Even before Monday’s rally, teachers forced public schools to close in at least 25 Kentucky counties on Friday when they called in sick en masse to protest the pension plan. In Lexington, the state’s second-largest school district, more than one-third of school employees stayed out Friday. In Louisville, the absences forced the closure of Kentucky’s largest school district.

Most public school districts were already closed Monday for spring break, but the threat of another round of sick-outs caused more than a dozen school districts that were supposed to be open to close instead. The result was that public school districts were shuttered in each of Kentucky’s 120 counties on Monday, accomplishing a goal organizers had set when they announced plans for the protest.

The educators came to Frankfort from cities across the state. In Louisville, a group of Jefferson County Public School teachers met at a local Teamsters union hall and took a 45-minute bus ride to the capital. In Frankfort, groups of teachers gathered under banners bearing names of school districts spread from Pike County in eastern Kentucky to Marshall County in the west.

The initial crowd for the bus ride from Louisville disappointed some organizers. They had planned for four full busloads but sent three half-full buses instead. But upon arriving in Frankfort, it was clear that the crowd had exceeded expectations.

Organizers estimated that more than 5,000 people gathered inside and outside the Capitol, though no official estimate was available.

This is spring break,” said Mike Kral, a retired teacher from Hardin County. “If it’d been a regular school day, it’d have been 10 times this.”

Still, it was a show of force against a state legislature that, teachers said, has failed to prioritize teachers or Kentucky’s public education system for years and, by passing the pension package so quickly Thursday, had broken a promise to its educators.

“When we signed on the dotted line to become a teacher, we knew we weren’t going to make a lot of money,” said Lynn Luking, a retired teacher from Louisville. “But we were promised a full pension and full health care. And every year they’ve taken more and more of that away.”
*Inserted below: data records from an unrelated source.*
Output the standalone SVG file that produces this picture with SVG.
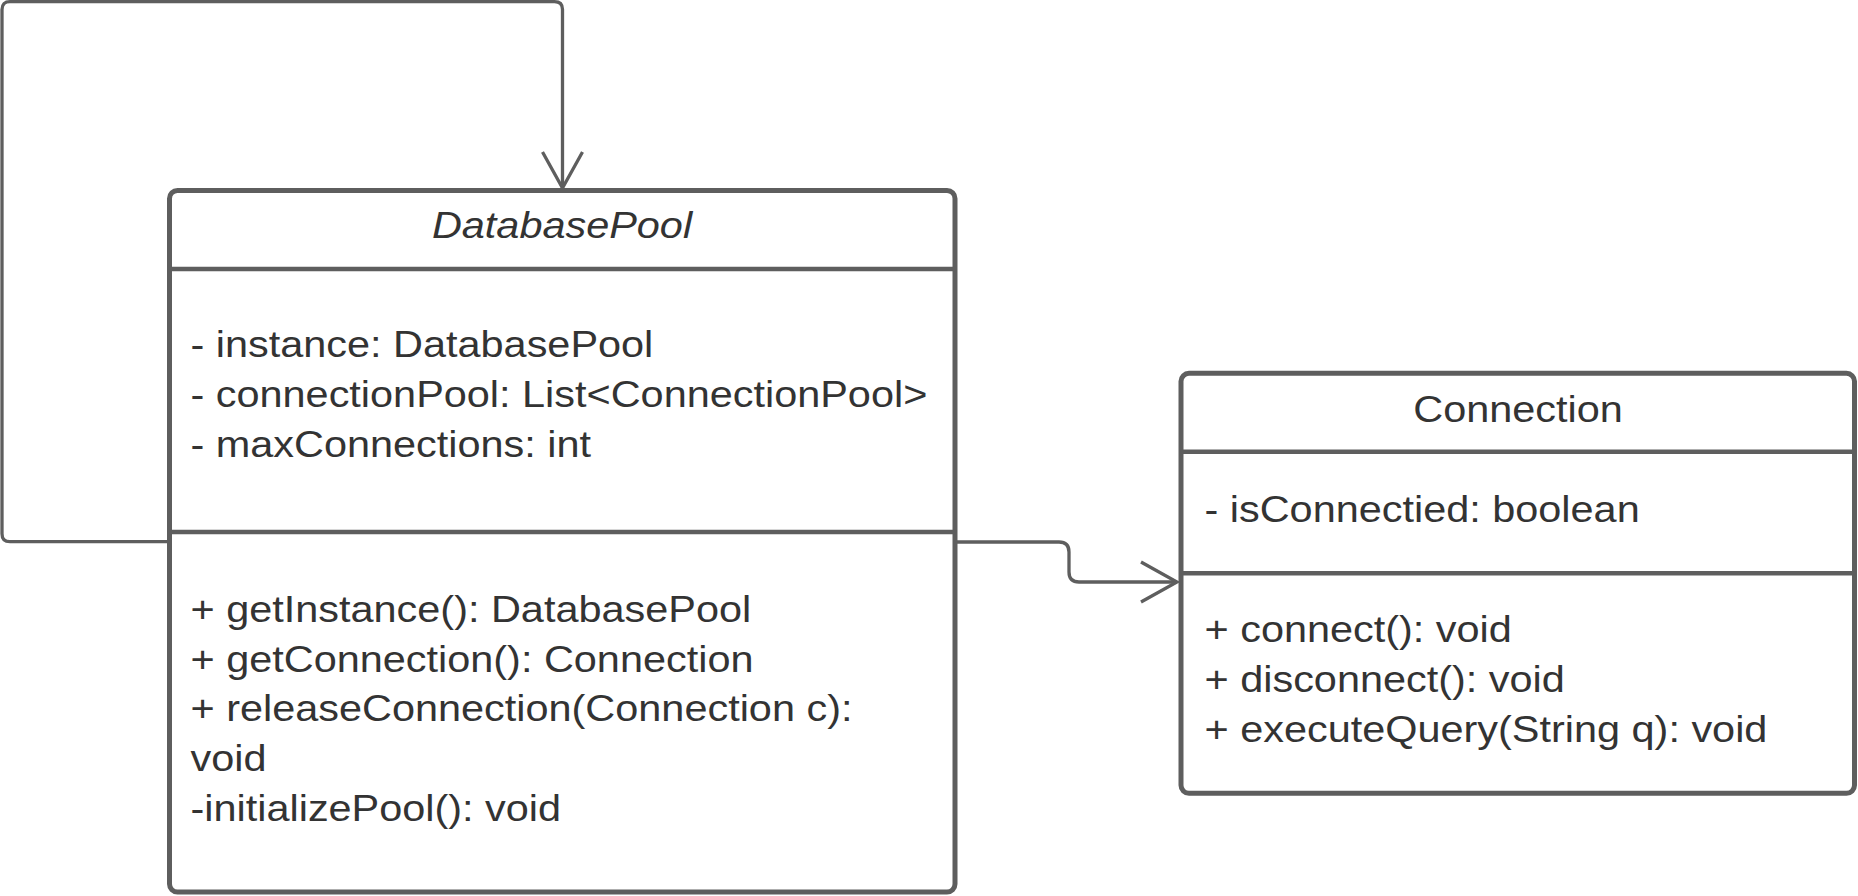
<svg xmlns="http://www.w3.org/2000/svg" width="1858" height="896" viewBox="0 0 1858 896">
<style>
.box{fill:#ffffff;stroke:#5e5e5e;stroke-width:5}
.div{stroke:#5e5e5e;stroke-width:4.5}
.conn{fill:none;stroke:#5e5e5e;stroke-width:3.3;stroke-linejoin:round}
.t{font-family:"Liberation Sans",Arial,sans-serif;font-size:37.5px;fill:#333333}
.ti{font-style:italic}
</style>
<defs>
<marker id="open" viewBox="0 0 40 44" refX="38" refY="22" markerWidth="40" markerHeight="44" markerUnits="userSpaceOnUse" orient="auto">
<polyline points="2,2 38,22 2,42" fill="none" stroke="#5e5e5e" stroke-width="3.3"/>
</marker>
</defs>
<rect width="1858" height="896" fill="#ffffff"/>
<g id="connectors">
<path class="conn" d="M169,541.7 H10 Q2,541.7 2,533.7 V9.5 Q2,1.7 10,1.7 H554.5 Q562.5,1.7 562.5,9.5 V188" marker-end="url(#open)"/>
<path class="conn" d="M955,542 H1059 Q1069,542 1069,552 V572 Q1069,582 1079,582 H1177" marker-end="url(#open)"/>
</g>
<g id="DatabasePool">
<rect class="box" x="169.5" y="190.5" width="785.5" height="701.5" rx="8"/>
<line class="div" x1="169.5" y1="269" x2="955" y2="269"/>
<line class="div" x1="169.5" y1="532" x2="955" y2="532"/>
<g transform="translate(562 0) scale(1.105 1)">
<text class="t ti" x="0" y="238" text-anchor="middle">DatabasePool</text>
</g>
<g transform="translate(190.5 0) scale(1.105 1)">
<text class="t" x="0" y="357.5">- instance: DatabasePool</text>
<text class="t" x="0" y="407.5">- connectionPool: List&lt;ConnectionPool&gt;</text>
<text class="t" x="0" y="457.3">- maxConnections: int</text>
<text class="t" x="0" y="621.7">+ getInstance(): DatabasePool</text>
<text class="t" x="0" y="671.7">+ getConnection(): Connection</text>
<text class="t" x="0" y="721">+ releaseConnection(Connection c):</text>
<text class="t" x="0" y="770.7">void</text>
<text class="t" x="0" y="821">-initializePool(): void</text>
</g>
</g>
<g id="Connection">
<rect class="box" x="1181" y="373.3" width="673.5" height="420" rx="8"/>
<line class="div" x1="1181" y1="451.7" x2="1854.5" y2="451.7"/>
<line class="div" x1="1181" y1="573.3" x2="1854.5" y2="573.3"/>
<g transform="translate(1518 0) scale(1.105 1)">
<text class="t" x="0" y="421.7" text-anchor="middle">Connection</text>
</g>
<g transform="translate(1204.5 0) scale(1.105 1)">
<text class="t" x="0" y="522.3">- isConnectied: boolean</text>
<text class="t" x="0" y="641.7">+ connect(): void</text>
<text class="t" x="0" y="691.7">+ disconnect(): void</text>
<text class="t" x="0" y="741.7">+ executeQuery(String q): void</text>
</g>
</g>
</svg>
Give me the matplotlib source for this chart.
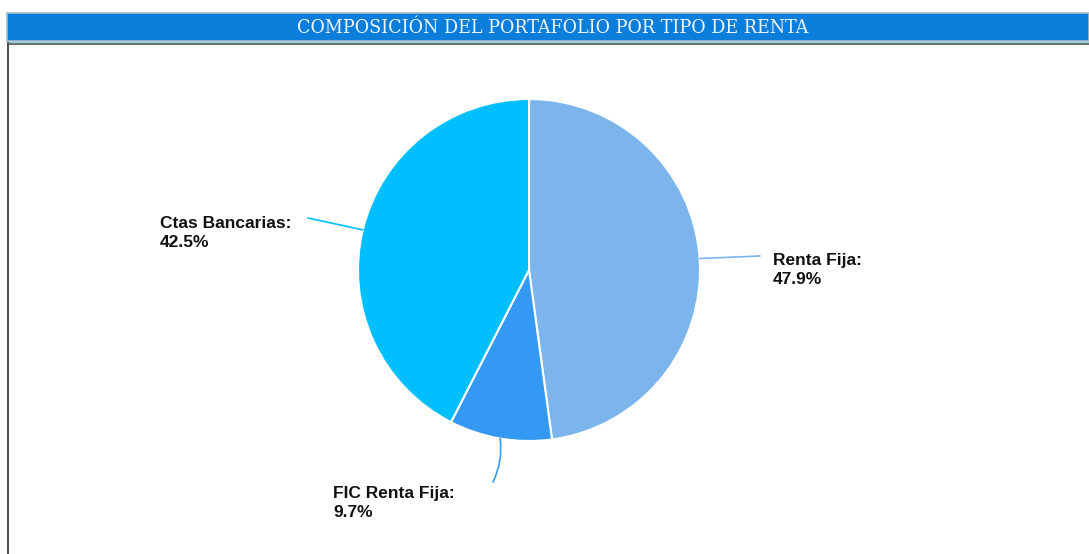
import numpy as np
import matplotlib.pyplot as plt
from matplotlib.patches import Rectangle

# Data
labels = ['Renta Fija', 'FIC Renta Fija', 'Ctas Bancarias']
values = [47.9, 9.7, 42.5]
colors = ['#7cb5ec', '#3399f3', '#00bfff']
title = 'COMPOSICIÓN DEL PORTAFOLIO POR TIPO DE RENTA'

W, H = 1089, 554
fig = plt.figure(figsize=(W / 100, H / 100), dpi=100)
ax = fig.add_axes([0, 0, 1, 1])

# pie in pixel-like coordinates (y up)
cx, cy, r = 529, H - 270, 171
wedges, _ = ax.pie(values, colors=colors, startangle=90, counterclock=False,
                   center=(cx, cy), radius=r, frame=True,
                   wedgeprops=dict(edgecolor='white', linewidth=1.5))
ax.set_xlim(0, W)
ax.set_ylim(0, H)
ax.set_aspect('equal')
ax.axis('off')

# title bar and frame
ax.add_patch(Rectangle((7, H - 41), W - 7, 28, facecolor='#0b7ddb',
                       edgecolor='#a9bcc6', linewidth=1.2, zorder=3))
ax.plot([8, W], [H - 42, H - 42], color='#8fd6e6', lw=1, zorder=4)
ax.plot([8, W], [H - 43.5, H - 43.5], color='#555555', lw=1.2, zorder=4)
ax.plot([8, 8], [0, H - 43], color='#555555', lw=1.5, zorder=4)
ax.text(553, H - 28, title, ha='center', va='center', color='#eef6ff',
        fontsize=14, family='DejaVu Serif', fontstretch='condensed', zorder=5)

# labels with leader lines
label_pos = [(773, 270), (333, 503), (160, 233)]
elbows = [(760, 256), (493, 482), (308, 218)]
rads = [0.0, 0.15, 0.0]
for w, lab, v, (tx, ty), (ex, ey), rad, c in zip(wedges, labels, values,
                                                  label_pos, elbows, rads, colors):
    mid = np.deg2rad((w.theta1 + w.theta2) / 2)
    px, py = cx + r * np.cos(mid), cy + r * np.sin(mid)
    ax.annotate('', xy=(px, py), xytext=(ex, H - ey),
                arrowprops=dict(arrowstyle='-', color=c, lw=1.2,
                                shrinkA=0, shrinkB=0,
                                connectionstyle=f'arc3,rad={rad}'))
    ax.text(tx, H - ty, f'{lab}:\n{v}%', ha='left', va='center',
            fontsize=12.5, fontweight='bold', color='#111111',
            family='Liberation Sans', linespacing=1.4)

fig.savefig('out.png', dpi=100)
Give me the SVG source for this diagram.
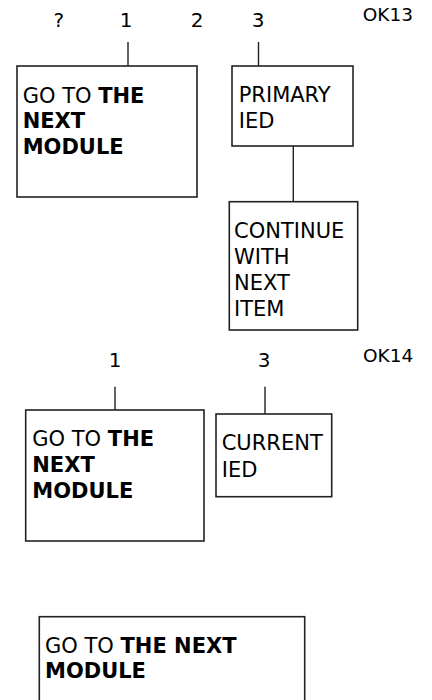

The protests weren’t aimed only at last week’s pension overhaul. With the end of Kentucky’s legislative session looming, lawmakers returned to the capital Monday to consider new tax legislation and a budget bill that held the potential for further cuts to public education spending.

Bevin, in January, had proposed cuts to several school-related programs in ways that some administrators said threatened the solvency of some poorer, rural districts. Many of the teachers also opposed potential new funding for charter schools that Bevin had pushed in his proposed budget.

“It seems like these folks want to privatize everything,” said Mike Haile, a retired teacher from Henderson County, in western Kentucky. “They privatized prisons and they privatized schools. It’s take the money and run.”

With the budget vote looming, a crowd of protesters gathered around a side entrance to the Capitol and chanted “Shame! Shame!” at Republican lawmakers as they entered.

Republicans ultimately introduced a bill that did not include many of Bevin’s preferred cuts or new funding for charter schools, according to the Louisville Courier-Journal, though many protesters and legislative Democrats still criticized it for cutting taxes on the rich and falling short of previous K-12 education funding levels.

The protests and school closures were reminiscent of similar movements in states including West Virginia, where teachers went on strike to protest years of tax cuts that had left the state unable to fully fund schools, and Oklahoma, where teachers were set to go on strike Monday. Teachers in Arizona could soon join them in walking out.

In Kentucky, the educators said the pension changes and budget cuts were a breaking point in their relationship with state government. They vowed that the protests and organized opposition would continue. And they promised that they would be a political force come November.

“I will walk and knock on every door,” Luking said, “to see that every one of these guys are defeated.”

Clarification: This piece has been updated to clarify that the pension legislation included a change to the way sick days are calculated into retirement plans for current teachers.